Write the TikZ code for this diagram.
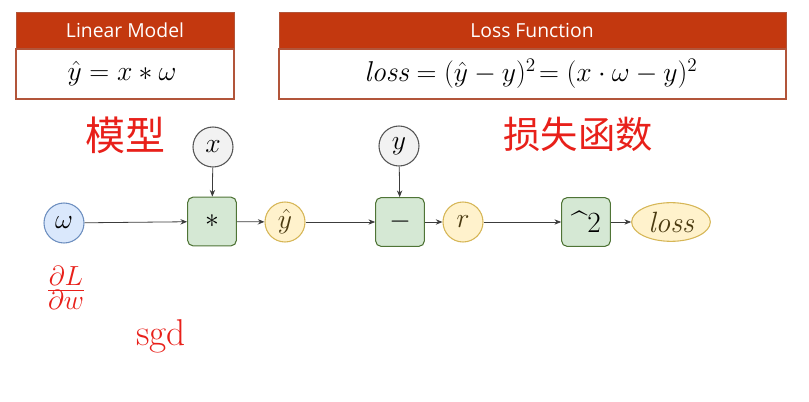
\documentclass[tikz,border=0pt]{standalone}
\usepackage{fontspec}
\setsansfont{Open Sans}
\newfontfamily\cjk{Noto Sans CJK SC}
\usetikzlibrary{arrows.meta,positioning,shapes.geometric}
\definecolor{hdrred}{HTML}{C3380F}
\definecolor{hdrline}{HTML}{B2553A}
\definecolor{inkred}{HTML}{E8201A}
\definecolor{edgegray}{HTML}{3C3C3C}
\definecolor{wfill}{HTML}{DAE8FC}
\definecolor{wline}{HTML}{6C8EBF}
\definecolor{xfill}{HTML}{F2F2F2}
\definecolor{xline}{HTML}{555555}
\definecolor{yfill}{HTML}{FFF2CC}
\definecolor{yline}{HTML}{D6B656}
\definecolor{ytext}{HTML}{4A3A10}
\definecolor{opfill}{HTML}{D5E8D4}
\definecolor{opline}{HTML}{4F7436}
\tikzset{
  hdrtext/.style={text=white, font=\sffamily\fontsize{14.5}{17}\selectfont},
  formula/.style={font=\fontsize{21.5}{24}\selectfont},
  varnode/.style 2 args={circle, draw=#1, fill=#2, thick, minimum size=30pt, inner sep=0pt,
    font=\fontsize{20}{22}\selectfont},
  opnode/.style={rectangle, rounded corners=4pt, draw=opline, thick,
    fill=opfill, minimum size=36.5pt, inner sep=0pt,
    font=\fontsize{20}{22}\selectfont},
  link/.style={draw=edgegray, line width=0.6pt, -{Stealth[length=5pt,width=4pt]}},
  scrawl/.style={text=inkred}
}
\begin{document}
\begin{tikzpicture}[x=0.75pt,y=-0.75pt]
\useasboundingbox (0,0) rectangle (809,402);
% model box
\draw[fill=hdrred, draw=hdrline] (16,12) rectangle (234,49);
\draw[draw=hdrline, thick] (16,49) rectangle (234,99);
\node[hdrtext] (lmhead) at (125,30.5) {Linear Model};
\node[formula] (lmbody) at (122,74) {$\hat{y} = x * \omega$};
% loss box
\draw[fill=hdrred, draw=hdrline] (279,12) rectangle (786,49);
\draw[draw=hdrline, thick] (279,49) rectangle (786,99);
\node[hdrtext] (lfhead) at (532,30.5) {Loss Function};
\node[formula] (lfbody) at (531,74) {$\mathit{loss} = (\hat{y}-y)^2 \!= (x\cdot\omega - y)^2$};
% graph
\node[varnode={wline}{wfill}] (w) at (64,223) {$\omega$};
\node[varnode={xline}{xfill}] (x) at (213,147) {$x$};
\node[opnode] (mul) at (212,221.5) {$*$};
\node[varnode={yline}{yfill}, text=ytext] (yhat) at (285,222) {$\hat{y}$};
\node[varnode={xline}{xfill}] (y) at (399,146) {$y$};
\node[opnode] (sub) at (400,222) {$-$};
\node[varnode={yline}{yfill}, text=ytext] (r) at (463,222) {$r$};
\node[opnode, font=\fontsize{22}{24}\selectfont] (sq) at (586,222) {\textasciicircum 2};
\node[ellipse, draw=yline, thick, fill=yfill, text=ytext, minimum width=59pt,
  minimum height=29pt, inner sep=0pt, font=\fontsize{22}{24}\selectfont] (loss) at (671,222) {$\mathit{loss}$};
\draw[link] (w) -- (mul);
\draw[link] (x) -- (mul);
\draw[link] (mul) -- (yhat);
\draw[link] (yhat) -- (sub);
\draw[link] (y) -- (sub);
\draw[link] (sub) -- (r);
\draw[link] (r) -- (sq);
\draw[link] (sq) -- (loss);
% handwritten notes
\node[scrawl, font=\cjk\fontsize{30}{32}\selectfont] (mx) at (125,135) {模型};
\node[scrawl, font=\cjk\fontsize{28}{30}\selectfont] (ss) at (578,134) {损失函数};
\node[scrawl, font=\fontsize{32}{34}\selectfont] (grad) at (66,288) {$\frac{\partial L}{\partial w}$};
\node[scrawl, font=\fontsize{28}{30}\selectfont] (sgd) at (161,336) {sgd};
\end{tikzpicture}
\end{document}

============================================================

Copy the material exactly. Do not include the pictures.

Write the TikZ code for this diagram.
\documentclass[tikz,border=0pt]{standalone}
\usepackage{fontspec}
\setsansfont{Open Sans}
\newfontfamily\cjk{Noto Sans CJK SC}
\usetikzlibrary{arrows.meta,positioning,shapes.geometric}
\definecolor{hdrred}{HTML}{C3380F}
\definecolor{hdrline}{HTML}{B2553A}
\definecolor{inkred}{HTML}{E8201A}
\definecolor{edgegray}{HTML}{3C3C3C}
\definecolor{wfill}{HTML}{DAE8FC}
\definecolor{wline}{HTML}{6C8EBF}
\definecolor{xfill}{HTML}{F2F2F2}
\definecolor{xline}{HTML}{555555}
\definecolor{yfill}{HTML}{FFF2CC}
\definecolor{yline}{HTML}{D6B656}
\definecolor{ytext}{HTML}{4A3A10}
\definecolor{opfill}{HTML}{D5E8D4}
\definecolor{opline}{HTML}{4F7436}
\tikzset{
  hdrtext/.style={text=white, font=\sffamily\fontsize{14.5}{17}\selectfont},
  formula/.style={font=\fontsize{21.5}{24}\selectfont},
  varnode/.style 2 args={circle, draw=#1, fill=#2, thick, minimum size=30pt, inner sep=0pt,
    font=\fontsize{20}{22}\selectfont},
  opnode/.style={rectangle, rounded corners=4pt, draw=opline, thick,
    fill=opfill, minimum size=36.5pt, inner sep=0pt,
    font=\fontsize{20}{22}\selectfont},
  link/.style={draw=edgegray, line width=0.6pt, -{Stealth[length=5pt,width=4pt]}},
  scrawl/.style={text=inkred}
}
\begin{document}
\begin{tikzpicture}[x=0.75pt,y=-0.75pt]
\useasboundingbox (0,0) rectangle (809,402);
% model box
\draw[fill=hdrred, draw=hdrline] (16,12) rectangle (234,49);
\draw[draw=hdrline, thick] (16,49) rectangle (234,99);
\node[hdrtext] (lmhead) at (125,30.5) {Linear Model};
\node[formula] (lmbody) at (122,74) {$\hat{y} = x * \omega$};
% loss box
\draw[fill=hdrred, draw=hdrline] (279,12) rectangle (786,49);
\draw[draw=hdrline, thick] (279,49) rectangle (786,99);
\node[hdrtext] (lfhead) at (532,30.5) {Loss Function};
\node[formula] (lfbody) at (531,74) {$\mathit{loss} = (\hat{y}-y)^2 \!= (x\cdot\omega - y)^2$};
% graph
\node[varnode={wline}{wfill}] (w) at (64,223) {$\omega$};
\node[varnode={xline}{xfill}] (x) at (213,147) {$x$};
\node[opnode] (mul) at (212,221.5) {$*$};
\node[varnode={yline}{yfill}, text=ytext] (yhat) at (285,222) {$\hat{y}$};
\node[varnode={xline}{xfill}] (y) at (399,146) {$y$};
\node[opnode] (sub) at (400,222) {$-$};
\node[varnode={yline}{yfill}, text=ytext] (r) at (463,222) {$r$};
\node[opnode, font=\fontsize{22}{24}\selectfont] (sq) at (586,222) {\textasciicircum 2};
\node[ellipse, draw=yline, thick, fill=yfill, text=ytext, minimum width=59pt,
  minimum height=29pt, inner sep=0pt, font=\fontsize{22}{24}\selectfont] (loss) at (671,222) {$\mathit{loss}$};
\draw[link] (w) -- (mul);
\draw[link] (x) -- (mul);
\draw[link] (mul) -- (yhat);
\draw[link] (yhat) -- (sub);
\draw[link] (y) -- (sub);
\draw[link] (sub) -- (r);
\draw[link] (r) -- (sq);
\draw[link] (sq) -- (loss);
% handwritten notes
\node[scrawl, font=\cjk\fontsize{30}{32}\selectfont] (mx) at (125,135) {模型};
\node[scrawl, font=\cjk\fontsize{28}{30}\selectfont] (ss) at (578,134) {损失函数};
\node[scrawl, font=\fontsize{32}{34}\selectfont] (grad) at (66,288) {$\frac{\partial L}{\partial w}$};
\node[scrawl, font=\fontsize{28}{30}\selectfont] (sgd) at (161,336) {sgd};
\end{tikzpicture}
\end{document}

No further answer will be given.